Parks Tau commented on social media that the agreement would enhance trade with China, increase South African exports, and help rebuild the country’s industrial capacity. The South African government described the deal as “landmark” and announced plans to conclude an “Early Harvest Agreement” by March 2026. This follow-up agreement is expected to accelerate duty-free access for South African goods and encourage more Chinese investment in South Africa.
China’s zero-tariff policy for African countries was first announced by President Xi Jinping at a ministerial meeting under the Forum on China–Africa Cooperation last year. The move is part of China’s broader strategy to strengthen economic partnerships across Africa.

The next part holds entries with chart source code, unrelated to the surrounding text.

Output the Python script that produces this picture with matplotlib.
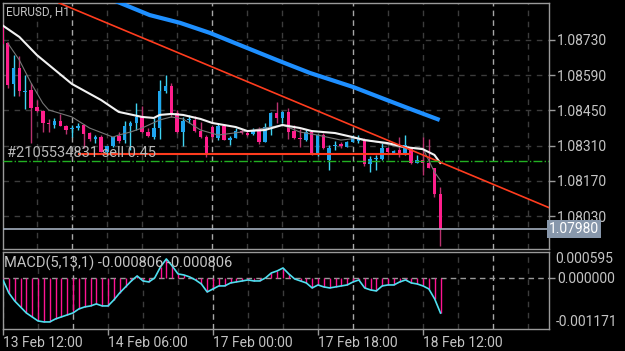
import matplotlib.pyplot as plt
from matplotlib.transforms import blended_transform_factory

plt.rcParams['font.family'] = ['Roboto', 'DejaVu Sans']

# --- candles (EURUSD H1, 13 Feb 12:00 -> 18 Feb 15:00) ---
opens = [1.08790, 1.08718, 1.08555, 1.08619, 1.08523, 1.08531, 1.08463, 1.08447, 1.08400, 1.08392,
         1.08408, 1.08388, 1.08376, 1.08380, 1.08392, 1.08360, 1.08336, 1.08344, 1.08284, 1.08308,
         1.08348, 1.08332, 1.08388, 1.08400, 1.08424, 1.08364, 1.08344, 1.08380, 1.08527, 1.08547,
         1.08439, 1.08364, 1.08412, 1.08412, 1.08368, 1.08344, 1.08384, 1.08340, 1.08388, 1.08332,
         1.08340, 1.08368, 1.08360, 1.08356, 1.08376, 1.08324, 1.08384, 1.08439, 1.08420, 1.08443,
         1.08368, 1.08340, 1.08332, 1.08364, 1.08272, 1.08352, 1.08252, 1.08308, 1.08316, 1.08304,
         1.08324, 1.08328, 1.08336, 1.08236, 1.08256, 1.08256, 1.08300, 1.08280, 1.08292, 1.08272,
         1.08300, 1.08240, 1.08252, 1.08240, 1.08221, 1.08117]
highs = [1.08802, 1.08722, 1.08670, 1.08666, 1.08591, 1.08559, 1.08491, 1.08451, 1.08416, 1.08420,
         1.08435, 1.08392, 1.08392, 1.08400, 1.08396, 1.08364, 1.08352, 1.08352, 1.08308, 1.08344,
         1.08364, 1.08408, 1.08408, 1.08479, 1.08467, 1.08380, 1.08420, 1.08571, 1.08591, 1.08559,
         1.08451, 1.08424, 1.08431, 1.08428, 1.08404, 1.08352, 1.08392, 1.08396, 1.08396, 1.08348,
         1.08380, 1.08376, 1.08368, 1.08380, 1.08384, 1.08400, 1.08443, 1.08483, 1.08447, 1.08459,
         1.08392, 1.08376, 1.08376, 1.08368, 1.08356, 1.08360, 1.08312, 1.08328, 1.08324, 1.08328,
         1.08352, 1.08352, 1.08340, 1.08268, 1.08272, 1.08320, 1.08304, 1.08292, 1.08344, 1.08352,
         1.08304, 1.08272, 1.08344, 1.08336, 1.08221, 1.08145]
lows = [1.08710, 1.08539, 1.08507, 1.08507, 1.08455, 1.08320, 1.08443, 1.08364, 1.08364, 1.08380,
        1.08388, 1.08356, 1.08344, 1.08372, 1.08300, 1.08328, 1.08320, 1.08284, 1.08280, 1.08304,
        1.08320, 1.08320, 1.08292, 1.08372, 1.08360, 1.08344, 1.08336, 1.08336, 1.08519, 1.08424,
        1.08360, 1.08308, 1.08400, 1.08364, 1.08340, 1.08264, 1.08336, 1.08332, 1.08332, 1.08312,
        1.08340, 1.08356, 1.08348, 1.08352, 1.08316, 1.08324, 1.08352, 1.08400, 1.08400, 1.08336,
        1.08336, 1.08304, 1.08328, 1.08272, 1.08268, 1.08296, 1.08213, 1.08292, 1.08300, 1.08304,
        1.08324, 1.08320, 1.08229, 1.08205, 1.08213, 1.08252, 1.08280, 1.08276, 1.08264, 1.08272,
        1.08236, 1.08240, 1.08193, 1.08221, 1.08105, 1.07910]
closes = [1.08714, 1.08551, 1.08619, 1.08527, 1.08527, 1.08459, 1.08447, 1.08400, 1.08396, 1.08408,
          1.08388, 1.08372, 1.08380, 1.08388, 1.08356, 1.08336, 1.08344, 1.08284, 1.08308, 1.08344,
          1.08328, 1.08388, 1.08400, 1.08424, 1.08364, 1.08348, 1.08380, 1.08527, 1.08547, 1.08431,
          1.08364, 1.08408, 1.08416, 1.08368, 1.08344, 1.08272, 1.08344, 1.08388, 1.08332, 1.08340,
          1.08368, 1.08360, 1.08352, 1.08372, 1.08324, 1.08384, 1.08439, 1.08420, 1.08443, 1.08364,
          1.08340, 1.08336, 1.08364, 1.08272, 1.08352, 1.08300, 1.08300, 1.08312, 1.08308, 1.08324,
          1.08344, 1.08340, 1.08236, 1.08256, 1.08260, 1.08300, 1.08284, 1.08288, 1.08272, 1.08312,
          1.08240, 1.08252, 1.08240, 1.08221, 1.08117, 1.07980]

# moving averages, read at a few bars (bar index, price)
white_ma_bars = [0, 3, 6, 12, 17, 20, 24, 26, 27, 29, 31, 34, 36, 40, 42, 45, 48, 49, 51, 53, 57, 60, 62, 66, 69, 72, 74, 75]
white_ma = [1.08790, 1.08742, 1.08670, 1.08555, 1.08491, 1.08444, 1.08424, 1.08420, 1.08432, 1.08436,
            1.08432, 1.08416, 1.08400, 1.08384, 1.08368, 1.08372, 1.08392, 1.08388, 1.08380, 1.08368,
            1.08360, 1.08344, 1.08332, 1.08320, 1.08304, 1.08296, 1.08273, 1.08241]
gray_ma_bars = [1, 3, 5, 7, 8, 12, 15, 19, 20, 22, 24, 27, 29, 31, 34, 37, 41, 44, 48, 51, 54, 58, 61, 65, 68, 72, 73, 74, 75]
gray_ma = [1.08718, 1.08650, 1.08559, 1.08479, 1.08452, 1.08424, 1.08380, 1.08344, 1.08352, 1.08364,
           1.08380, 1.08412, 1.08424, 1.08416, 1.08372, 1.08352, 1.08364, 1.08376, 1.08392, 1.08364,
           1.08352, 1.08332, 1.08340, 1.08320, 1.08304, 1.08300, 1.08253, 1.08205, 1.08173]
blue_ma_bars = [17, 19, 25.3, 30.5, 35.6, 47.1, 52.7, 60.1, 65.9, 70.3, 74.9]
blue_ma = [1.08905, 1.08889, 1.08829, 1.08798, 1.08758, 1.08650, 1.08599, 1.08543, 1.08491, 1.08452, 1.08412]

# objects on the chart
trend_bars = [10, 75]
trend_prices = [1.08875, 1.08244]
order_price = 1.08277
order_span = [13, 70]
order_label = "#2105534831 sell 0.45"
stop_price = 1.08247
bid_price = 1.07980

price_ticks = [1.08730, 1.08590, 1.08450, 1.08310, 1.08170, 1.08030]

# MACD(5,13,1) per bar
macd = [-0.000046, -0.000344, -0.000528, -0.000665, -0.000803, -0.000894, -0.000986, -0.001009, -0.001009, -0.000940,
        -0.000894, -0.000849, -0.000803, -0.000711, -0.000665, -0.000642, -0.000596, -0.000642, -0.000642, -0.000505,
        -0.000344, -0.000206, -0.000069, 0.000046, -0.000069, -0.000092, 0.000000, 0.000252, 0.000436, 0.000275,
        0.000092, 0.000069, 0.000023, -0.000046, -0.000138, -0.000321, -0.000252, -0.000183, -0.000183, -0.000115,
        -0.000092, -0.000069, -0.000046, -0.000069, -0.000069, 0.000000, 0.000115, 0.000161, 0.000229, 0.000092,
        -0.000023, -0.000069, -0.000115, -0.000229, -0.000161, -0.000206, -0.000229, -0.000206, -0.000183, -0.000161,
        -0.000092, -0.000046, -0.000229, -0.000275, -0.000298, -0.000183, -0.000161, -0.000161, -0.000092, -0.000046,
        -0.000115, -0.000138, -0.000183, -0.000252, -0.000482, -0.000806]
macd_max = 0.000595
macd_min = -0.001171

time_ticks = [0, 18, 36, 54, 72]
time_labels = ["13 Feb 12:00", "14 Feb 06:00", "17 Feb 00:00", "17 Feb 18:00", "18 Feb 12:00"]
day_starts = [12, 36, 60, 84]

# --- figure, laid out in pixels ---
W, H = 625, 351
fig = plt.figure(figsize=(W / 100, H / 100), dpi=100, facecolor="black")


def px_axes(left, top, right, bottom):
    a = fig.add_axes([left / W, 1 - bottom / H, (right - left) / W, (bottom - top) / H])
    a.set_facecolor("black")
    for s in a.spines.values():
        s.set_color("#9a9a9a")
        s.set_linewidth(1)
    return a


ax = px_axes(3, 3, 549, 249)
axm = px_axes(3, 252, 549, 329)

text_color = "#c4c4c4"
grid_dark = "#3c3c3c"
grid_sep = "#a8a8a8"

for a in (ax, axm):
    a.set_xlim(0.2, 93.6)
    # vertical grid every 6 bars, day separators brighter
    for i in range(0, 94, 6):
        if i in day_starts:
            a.axvline(i, color=grid_sep, lw=1, dashes=(4, 3), zorder=1)
        else:
            a.axvline(i, color=grid_dark, lw=1, dashes=(4, 4), zorder=1)

# --- main price panel ---
ax.set_ylim(1.07899, 1.08877)
for p in price_ticks:
    ax.axhline(p, color=grid_dark, lw=1, dashes=(4, 4), zorder=1)

bars = range(len(opens))
for i in bars:
    o, h, l, c = opens[i], highs[i], lows[i], closes[i]
    up = c >= o
    body_col = "#1fa6ee" if up else "#ff1e8c"
    wick_col = "#3fd4f2" if up else "#b8326f"
    ax.vlines(i, l, h, color=wick_col, lw=1, zorder=3)
    ax.bar(i, max(abs(c - o), 0.00002), bottom=min(o, c), width=0.6,
           color=body_col, zorder=4)

ax.plot(blue_ma_bars, blue_ma, color="#1e8fff", lw=3, zorder=5, solid_capstyle="butt")
ax.plot(gray_ma_bars, gray_ma, color="#767676", lw=0.8, zorder=5)
ax.plot(white_ma_bars, white_ma, color="#f2f2f2", lw=1.5, zorder=6)

ax.axline((trend_bars[0], trend_prices[0]), (trend_bars[1], trend_prices[1]),
          color="#ff3c1e", lw=1.2, zorder=6)
ax.hlines(order_price, order_span[0], order_span[1], color="#ff3c1e", lw=1.5, zorder=6)
ax.axhline(stop_price, color="#22b022", lw=1, ls="-.", zorder=6)
ax.axhline(bid_price, color="#a3aebd", lw=1.2, zorder=6)

ax.text(0.9, order_price + 0.00005, order_label, color="#b8b8b8", fontsize=10.5,
        va="center", ha="left", zorder=7)
fig.text(6 / W, 1 - 12 / H, "EURUSD, H1", color=text_color, fontsize=8.5, va="center")

ax.yaxis.tick_right()
ax.set_yticks(price_ticks)
ax.set_yticklabels([f"{p:.5f}" for p in price_ticks])
ax.tick_params(axis="y", colors="#9a9a9a", labelcolor=text_color, labelsize=10,
               length=4, width=1, pad=2)
ax.set_xticks([])

# bid price tag on the right scale
trans = blended_transform_factory(ax.transAxes, ax.transData)
ax.text(1.0, bid_price - 0.00002, f"{bid_price:.5f}", transform=trans, color="white", fontsize=10,
        ha="left", va="center", clip_on=False, zorder=8,
        bbox=dict(boxstyle="square,pad=0.12", fc="#8797ab", ec="none"))

# --- MACD panel ---
axm.set_ylim(macd_min, macd_max)
axm.axhline(0, color="#9a9a9a", lw=1, dashes=(4, 3), zorder=2)
axm.vlines(list(bars), 0, macd, color="#ff1493", lw=1, zorder=3)
axm.plot(list(bars), macd, color="#4ee0f0", lw=1.2, zorder=4)

axm.yaxis.tick_right()
axm.set_yticks([0])
axm.set_yticklabels(["0.000000"])
axm.tick_params(axis="y", colors="#9a9a9a", labelcolor=text_color, labelsize=10,
                length=4, width=1, pad=2)
mtrans = blended_transform_factory(axm.transAxes, axm.transData)
axm.text(1.012, macd_max, f"{macd_max:.6f}", transform=mtrans, color=text_color,
         fontsize=10, ha="left", va="top", clip_on=False)
axm.text(1.012, macd_min, f"{macd_min:.6f}", transform=mtrans, color=text_color,
         fontsize=10, ha="left", va="bottom", clip_on=False)

fig.text(4 / W, 1 - 263 / H, f"MACD(5,13,1) {macd[-1]:.6f} {macd[-1]:.6f}",
         color=text_color, fontsize=10.5, va="center")

axm.set_xticks(time_ticks)
axm.set_xticklabels(time_labels, ha="left")
axm.tick_params(axis="x", colors="#9a9a9a", labelcolor=text_color, labelsize=10,
                length=4, width=1, pad=1)

fig.savefig("out.png", dpi=100, facecolor="black")
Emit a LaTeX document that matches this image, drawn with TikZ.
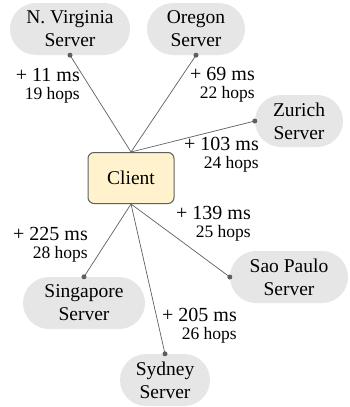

For South Africa’s wine industry, the removal of import tariffs could open new opportunities in the Chinese market. However, current export figures remain modest. In 2025, South Africa ranked 11th among China’s wine import sources by value, with exports totaling $7.07 million and accounting for just 0.50% of China’s total wine imports. Last year saw a sharp decline in these exports: import value dropped 47.61% year-on-year, while volume fell 47.03% to 2.01 million liters. These figures reflect both weak demand and strong competition from other wine-producing countries.
China already grants zero tariffs to wine from Australia, New Zealand, Chile and Georgia. Despite these tariff exemptions, imported wine in China is still subject to a 10% consumption tax and a 13% value-added tax at customs clearance.
The new agreement signals a potential shift for South African wine producers seeking to expand their presence in Asia’s largest market. Both governments have expressed optimism that the deal will boost trade volumes and foster closer economic cooperation in the coming years.